As I get older I realise that changes in society are continuously happening although slowly. It’s quite fun to try to work out which direction we are heading in. Is the so-called democracy of developed nations going to be a model for every country, or will it be modified first (hopefully ironing out current problems) or will a completely different model emerge?
Last week I had coffee with a friend of nearly 40 years. She has moved interstate so I don’t see her very often. We met when our children were very little and now our grandchildren are at the same stage. In the early days women were struggling with the question of work/career versus motherhood. Most of us chose motherhood particularly as childcare was much less well developed that it is today. I laugh when I hear complaints about the high cost of it to the nation! We mothers did all that for free and it was taken for granted. That was still regarded as our role and the financial contribution we made to the economy through what we did was rarely considered. One of the advantages of not having well organised child care then (what was available wasn’t usually of a good standard) meant that we organised our own child care amongst ourselves. The huge advantage of this was that long lasting friendships were formed which become even more precious as we get older. Our friends became substitute aunts.

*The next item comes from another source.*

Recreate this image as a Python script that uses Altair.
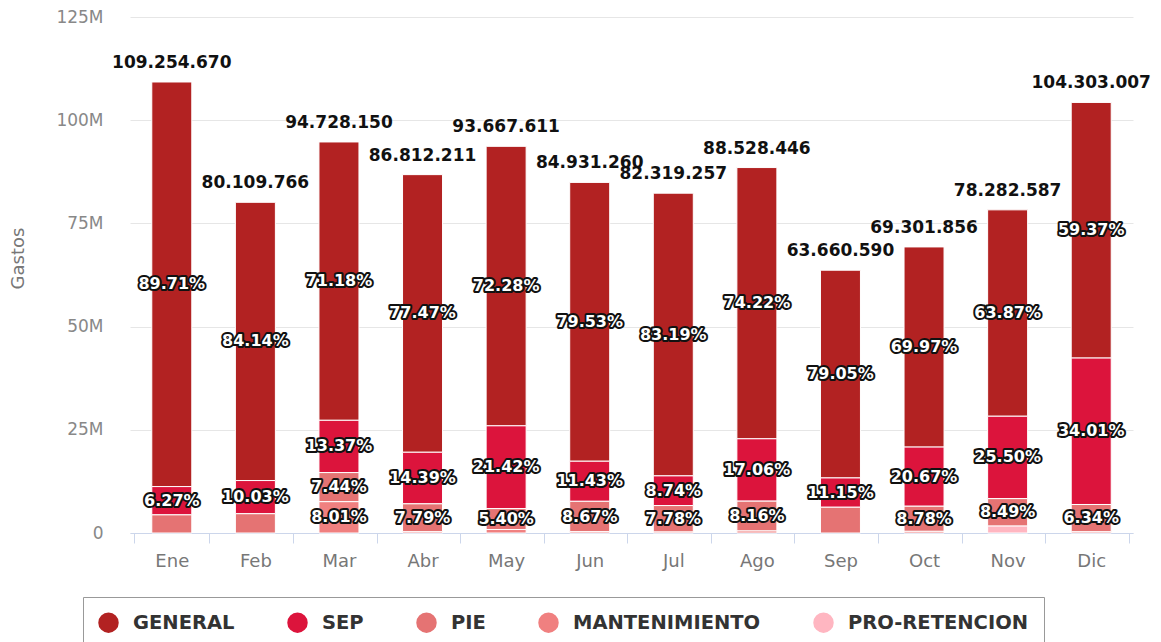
import altair as alt
import pandas as pd

meses = ["Ene", "Feb", "Mar", "Abr", "May", "Jun", "Jul", "Ago", "Sep", "Oct", "Nov", "Dic"]
totales = [109254670, 80109766, 94728150, 86812211, 93667611, 84931260,
           82319257, 88528446, 63660590, 69301856, 78282587, 104303007]

series = ["GENERAL", "SEP", "PIE", "MANTENIMIENTO", "PRO-RETENCION"]
colores = ["#B22222", "#DC143C", "#E57373", "#F08080", "#FFB6C1"]

# porcentaje de cada serie sobre el total mensual
pct_general = [89.71, 84.14, 71.18, 77.47, 72.28, 79.53, 83.19, 74.22, 79.05, 69.97, 63.87, 59.37]
pct_sep = [6.27, 10.03, 13.37, 14.39, 21.42, 11.43, 8.74, 17.06, 11.15, 20.67, 25.50, 34.01]
pct_pie = [4.02, 5.83, 7.44, 7.79, 5.40, 8.67, 7.78, 8.16, 9.80, 8.78, 8.49, 6.34]
pct_mant = [0.0, 0.0, 8.01, 0.35, 0.90, 0.37, 0.29, 0.56, 0.0, 0.58, 0.0, 0.28]
pct_pro = [0.0, 0.0, 0.0, 0.0, 0.0, 0.0, 0.0, 0.0, 0.0, 0.0, 2.14, 0.0]

# etiquetas ocultas en el original (por solaparse)
ocultas = [("Ene", "PIE"), ("Feb", "PIE"), ("Sep", "PIE")]

pcts = {"GENERAL": pct_general, "SEP": pct_sep, "PIE": pct_pie,
        "MANTENIMIENTO": pct_mant, "PRO-RETENCION": pct_pro}

rows = []
for i, m in enumerate(meses):
    for k, s in enumerate(series):
        p = pcts[s][i]
        if p <= 0:
            continue
        rows.append({
            "mes": m,
            "serie": s,
            "rank": len(series) - k,
            "monto": totales[i] * p / 100.0,
            "pct": p,
            "etiqueta": f"{p:.2f}%",
            "mostrar": (p >= 5) and ((m, s) not in ocultas),
        })
df = pd.DataFrame(rows)

df_tot = pd.DataFrame({
    "mes": meses,
    "total": totales,
    "texto": [f"{t:,}".replace(",", ".") for t in totales],
})

x_enc = alt.X("mes:N", sort=meses, title=None,
              axis=alt.Axis(labelAngle=0, tickBand="extent", domainColor="#ccd6eb",
                            tickColor="#ccd6eb", tickSize=10, labelColor="#777777",
                            labelFontSize=18, labelFont="DejaVu Sans", labelPadding=9,
                            grid=False))

y_scale = alt.Scale(domain=[0, 125e6], nice=False)

bars = alt.Chart(df).mark_bar(size=40, stroke="white", strokeWidth=1).encode(
    x=x_enc,
    y=alt.Y("monto:Q", stack="zero", scale=y_scale, title="Gastos",
            axis=alt.Axis(values=[0, 25e6, 50e6, 75e6, 100e6, 125e6],
                          labelExpr="datum.value == 0 ? '0' : (datum.value / 1000000) + 'M'",
                          domain=False, ticks=False, gridColor="#e6e6e6",
                          labelColor="#888888", labelFontSize=17, labelFont="DejaVu Sans",
                          labelPadding=27, titleColor="#777777", titleFontSize=18,
                          titleFont="DejaVu Sans", titleFontWeight="normal",
                          titleX=-112, titleY=241, titleAngle=270,
                          titleAlign="center", titleBaseline="middle")),
    color=alt.Color("serie:N", scale=alt.Scale(domain=series, range=colores), title=None,
                    legend=alt.Legend(orient="none", direction="horizontal",
                                      legendX=-47, legendY=580,
                                      symbolType="circle", symbolSize=420,
                                      symbolStrokeWidth=0, symbolOpacity=1,
                                      labelFontSize=19.5, labelFont="DejaVu Sans",
                                      labelFontWeight="bold", labelColor="#333333",
                                      columnPadding=52, labelOffset=14,
                                      labelLimit=400,
                                      padding=15, strokeColor="#999999",
                                      fillColor="white")),
    order=alt.Order("rank:Q", sort="ascending"),
)

base_lbl = alt.Chart(df).transform_stack(
    stack="monto", groupby=["mes"], sort=[alt.SortField("rank", order="ascending")],
    as_=["y0", "y1"],
).transform_calculate(
    mid="(datum.y0 + datum.y1) / 2"
).transform_filter("datum.mostrar")

lbl_outline = base_lbl.mark_text(font="DejaVu Sans", fontWeight="bold", fontSize=16,
                                 stroke="#111111", strokeWidth=4, fill="#111111",
                                 strokeJoin="round").encode(
    x=alt.X("mes:N", sort=meses),
    y=alt.Y("mid:Q", scale=y_scale),
    text="etiqueta:N",
)
lbl_fill = base_lbl.mark_text(font="DejaVu Sans", fontWeight="bold", fontSize=16,
                              fill="white").encode(
    x=alt.X("mes:N", sort=meses),
    y=alt.Y("mid:Q", scale=y_scale),
    text="etiqueta:N",
)

tot = alt.Chart(df_tot).mark_text(font="DejaVu Sans", fontWeight="bold", fontSize=17,
                                  color="#111111", baseline="bottom", dy=-10).encode(
    x=alt.X("mes:N", sort=meses),
    y=alt.Y("total:Q", scale=y_scale),
    text="texto:N",
)

chart = alt.layer(bars, lbl_outline, lbl_fill, tot).properties(
    width=1003, height=516,
    background="white",
    padding={"left": 122, "top": 9, "right": 20, "bottom": 110},
    autosize=alt.AutoSizeParams(type="none"),
).configure_view(stroke=None)

chart.save("out.html", embed_options={"renderer": "svg", "actions": False})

What about the other half of this situation- the fathers? They largely missed out, or only had limited opportunity to be involved with their children. Many of them today are finding out that it is as much a precious experience for men as it is for women.
The traditional roles of men as the breadwinners, their only roles, are now giving way to partnerships in which the tasks in the home need to be shared equally, particularly if the mother is employed full time. I don’t know if anyone enjoys housework but most of us find it merely a chore. Men are apparently finding that too and still seem to be trying to avoid it if the statistics are accurate.
This role change is part of the history we older people are witnessing in our lives. As we live longer our own roles are changing as we have more years to enjoy the next generation. I barely knew my grandparents yet my grandchildren spent quite a bit of time with all of theirs. Before long great grandparents will also be a part of everyday life for young children. Maybe this will give them also an understanding that history isn’t just something from the past but it is constantly being created as society changes. How long into the future will it be before great, great grandparents are also a part of young children’s lives and how will this affect society and the values passed on to succeeding generations?